The danger that the eurozone has entered a period of deflation was given added weight as Greece reported its highest deflation since monthly records began in 1960.
According to data released by the Hellenic Statistical Authority (the statistics service of Greece), consumer prices fell 2.9% on an annual basis compared to the year before.
The harmonised index of consumer prices (HICP) showed that the prices in Greece fell 2.9% year on year in November following a 1.9% drop in October.
A blend of deep wage cuts, recession and austerity have pulled prices down in the eurozone's most troubled economy.
Meanwhile, inflation in the 17 eurozone countries rose to 0.9% from 0.7% in October.
Concerns about deflation have also gripped members of the eurozone's governing council at the European Central Bank.
A number of senior members of the central bank have said that the danger for the eurozone is not a period of chronic inflation, but deflation due to falling prices and demand.
The ECB has tried to fight deflation through low interest rates and two massive injections of liquidity into the eurozone's financial system, via cheap three-year loans to European banks.
These are known as long-term refinancing operations (LTROs) and public statements from ECB officials have indicated that these and other emergency measures were necessary steps to halt the collapse of demand in the eurozone.
In October, Benoit Cœuré, a member of the ECB executive board claimed the introduction of the Outright Monetary Transaction programme had played a key role in preventing the financial fragmentation of the eurozone.
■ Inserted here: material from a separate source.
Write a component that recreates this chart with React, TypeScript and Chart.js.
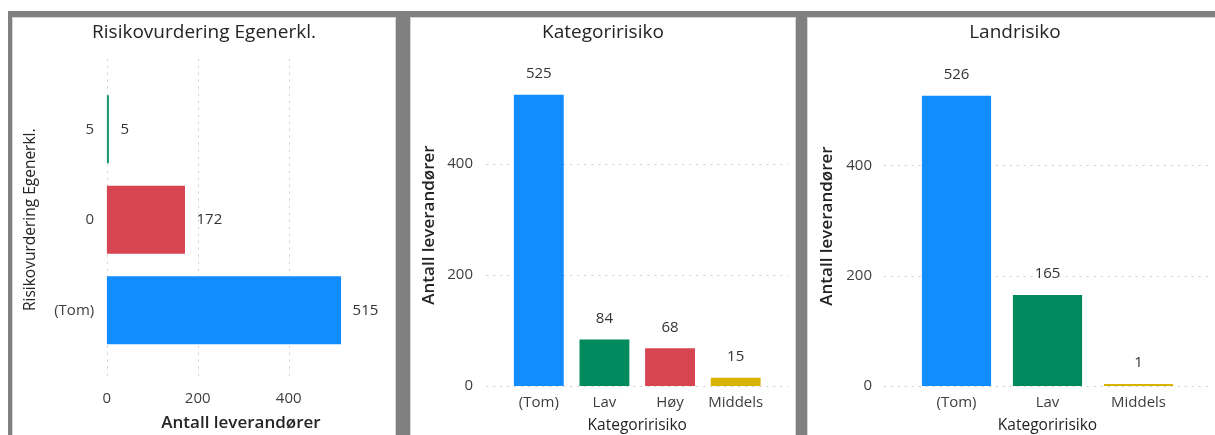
import React, { useEffect, useRef } from 'react';
import { Chart, registerables } from 'chart.js';

Chart.register(...registerables);

const FONT = '"Open Sans", "Noto Sans", sans-serif';
const TICK_COLOR = '#3F3E3D';
const TEXT_COLOR = '#252423';

// ---- data ----
const riskCategories = ['5', '0', '(Tom)'];
const riskValues = [5, 172, 515];
const riskColors = ['#1A9A6C', '#D64550', '#118DFF'];

const katCategories = ['(Tom)', 'Lav', 'Høy', 'Middels'];
const katValues = [525, 84, 68, 15];
const katColors = ['#118DFF', '#008A5E', '#D64550', '#D9B300'];

const landCategories = ['(Tom)', 'Lav', 'Middels'];
const landValues = [526, 165, 1];
const landColors = ['#118DFF', '#008A5E', '#D9B300'];

const valueTicks = [0, 200, 400];

const titles = ['Risikovurdering Egenerkl.', 'Kategoririsiko', 'Landrisiko'];
const valueAxisTitle = 'Antall leverandører';
const riskAxisTitle = 'Risikovurdering Egenerkl.';
const katAxisTitle = 'Kategoririsiko';

// ---- plugins ----
const dottedGrid = {
  id: 'dottedGrid',
  beforeDatasetsDraw(chart: any, _args: any, opts: any) {
    if (!opts || !opts.valueAxis) return;
    const vs = chart.scales[opts.valueAxis];
    const cs = chart.scales[opts.catAxis];
    const band = Math.abs(cs.getPixelForValue(1) - cs.getPixelForValue(0));
    const ext = band * opts.extend;
    const { ctx, chartArea: ca } = chart;
    ctx.save();
    ctx.strokeStyle = '#CFCDCB';
    ctx.lineWidth = 1;
    ctx.setLineDash([2, 5]);
    for (const t of vs.ticks) {
      const p = Math.round(vs.getPixelForValue(t.value)) + 0.5;
      ctx.beginPath();
      if (vs.isHorizontal()) {
        ctx.moveTo(p, ca.top - ext);
        ctx.lineTo(p, ca.bottom + ext);
      } else {
        ctx.moveTo(ca.left - ext, p);
        ctx.lineTo(ca.right + ext, p);
      }
      ctx.stroke();
    }
    ctx.restore();
  },
};

const valueLabels = {
  id: 'valueLabels',
  afterDatasetsDraw(chart: any, _args: any, opts: any) {
    const { ctx } = chart;
    const meta = chart.getDatasetMeta(0);
    const data = chart.data.datasets[0].data;
    ctx.save();
    ctx.font = `15px ${FONT}`;
    ctx.fillStyle = '#333333';
    ctx.textBaseline = 'middle';
    meta.data.forEach((el: any, i: number) => {
      const { x, y } = el.getProps(['x', 'y'], true);
      if (opts.horizontal) {
        ctx.textAlign = 'left';
        ctx.fillText(String(data[i]), x + opts.gap, y);
      } else {
        ctx.textAlign = 'center';
        ctx.fillText(String(data[i]), x, y - opts.gap);
      }
    });
    ctx.restore();
  },
};

const setTicks = (scale: any) => {
  scale.ticks = valueTicks.map((v) => ({ value: v }));
};

function makeVertical(labels: string[], values: number[], colors: string[], yTickPad: number, rightPad: number, yTitlePadTop: number, yWidth: number) {
  return {
    type: 'bar',
    data: {
      labels,
      datasets: [{ data: values, backgroundColor: colors, categoryPercentage: 1, barPercentage: 0.76, minBarLength: 2 }],
    },
    options: {
      animation: false,
      responsive: false,
      layout: { padding: { top: 46.1, left: 0, right: rightPad, bottom: 0 } },
      plugins: {
        legend: { display: false },
        tooltip: { enabled: false },
        title: { display: false },
        dottedGrid: { valueAxis: 'y', catAxis: 'x', extend: 0.3 },
        valueLabels: { horizontal: false, gap: 21 },
      },
      scales: {
        x: {
          type: 'category',
          grid: { display: false, drawTicks: false },
          border: { display: false },
          ticks: { color: TICK_COLOR, font: { family: FONT, size: 15 }, padding: 8, maxRotation: 0 },
          title: {
            display: true,
            text: katAxisTitle,
            color: TEXT_COLOR,
            font: { family: FONT, size: 15.5 },
            padding: { top: 0, bottom: 0 },
          },
          afterFit: (s: any) => { s.height = 49; },
        },
        y: {
          type: 'linear',
          min: 0,
          max: 580,
          grid: { display: false, drawTicks: false },
          border: { display: false },
          afterBuildTicks: setTicks,
          ticks: { color: TICK_COLOR, font: { family: FONT, size: 15 }, padding: yTickPad },
          title: {
            display: true,
            text: valueAxisTitle,
            color: TEXT_COLOR,
            font: { family: FONT, size: 17, weight: '600' },
            padding: { top: yTitlePadTop, bottom: 0 },
          },
          afterFit: (s: any) => { s.width = yWidth; },
        },
      },
    },
    plugins: [dottedGrid, valueLabels],
  };
}

const riskConfig: any = {
  type: 'bar',
  data: {
    labels: riskCategories,
    datasets: [{ data: riskValues, backgroundColor: riskColors, categoryPercentage: 1, barPercentage: 0.75, minBarLength: 2 }],
  },
  options: {
    indexAxis: 'y',
    animation: false,
    responsive: false,
    layout: { padding: { top: 66, left: 0, right: 19.8, bottom: 0 } },
    plugins: {
      legend: { display: false },
      tooltip: { enabled: false },
      title: { display: false },
      dottedGrid: { valueAxis: 'x', catAxis: 'y', extend: 0.28 },
      valueLabels: { horizontal: true, gap: 11.5 },
    },
    scales: {
      x: {
        type: 'linear',
        min: 0,
        max: 590,
        grid: { display: false, drawTicks: false },
        border: { display: false },
        afterBuildTicks: setTicks,
        ticks: { color: TICK_COLOR, font: { family: FONT, size: 15 }, padding: 34.5, maxRotation: 0 },
        title: {
          display: true,
          text: valueAxisTitle,
          color: TEXT_COLOR,
          font: { family: FONT, size: 17, weight: '600' },
          padding: { top: 0, bottom: 1.2 },
        },
        afterFit: (s: any) => { s.height = 79.5; },
      },
      y: {
        type: 'category',
        grid: { display: false, drawTicks: false },
        border: { display: false },
        ticks: { color: TICK_COLOR, font: { family: FONT, size: 15 }, padding: 12.5 },
        title: {
          display: true,
          text: riskAxisTitle,
          color: TEXT_COLOR,
          font: { family: FONT, size: 15.5 },
          padding: { top: 8, bottom: 0 },
        },
        afterFit: (s: any) => { s.width = 93.7; },
      },
    },
  },
  plugins: [dottedGrid, valueLabels],
};

const katConfig: any = makeVertical(katCategories, katValues, katColors, 33, 26.5, 8.2, 95);
const landConfig: any = makeVertical(landCategories, landValues, landColors, 39, 38, 9.2, 103);

function ChartCanvas({ config, width, height }: { config: any; width: number; height: number }) {
  const ref = useRef<HTMLCanvasElement | null>(null);
  useEffect(() => {
    if (!ref.current) return;
    const chart = new Chart(ref.current, config);
    return () => chart.destroy();
  }, [config]);
  return <canvas ref={ref} width={width} height={height} style={{ display: 'block', width, height }} />;
}

function Panel({ left, width, config, canvasWidth, title }: { left: number; width: number; config: any; canvasWidth: number; title: string }) {
  return (
    <div
      style={{
        position: 'absolute',
        left,
        top: 17,
        width,
        height: 440,
        background: '#ffffff',
        border: '1px solid #D6D6D6',
        boxSizing: 'border-box',
      }}
    >
      <ChartCanvas config={config} width={canvasWidth} height={417} />
      <div
        style={{
          position: 'absolute',
          left: 0,
          top: 0,
          width: canvasWidth,
          height: 26,
          lineHeight: '26px',
          textAlign: 'center',
          fontFamily: FONT,
          fontSize: 19,
          color: TEXT_COLOR,
          whiteSpace: 'nowrap',
        }}
      >
        {title}
      </div>
    </div>
  );
}

export default function App() {
  return (
    <div style={{ position: 'fixed', left: 0, top: 0, width: 1215, height: 435, overflow: 'hidden', background: '#ffffff' }}>
      <div style={{ position: 'absolute', left: 8, top: 11, width: 1300, height: 500, background: '#808080' }} />
      <Panel left={12} width={384} config={riskConfig} canvasWidth={382} title={titles[0]} />
      <Panel left={410} width={386} config={katConfig} canvasWidth={384} title={titles[1]} />
      <Panel left={807} width={420} config={landConfig} canvasWidth={414} title={titles[2]} />
    </div>
  );
}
He also praised the unconventional measures taken by the ECB to cushion the effects of Europe's sovereign debt crisis, including low interest rates and "the unlimited provision of liquidity to banks".
Similarly, Ewald Nowotny, a member of the governing council, gave assurances that liquidity will not be a problem for members of the eurozone when the first repayments of cheap loans from the LTROs will be due late in 2014.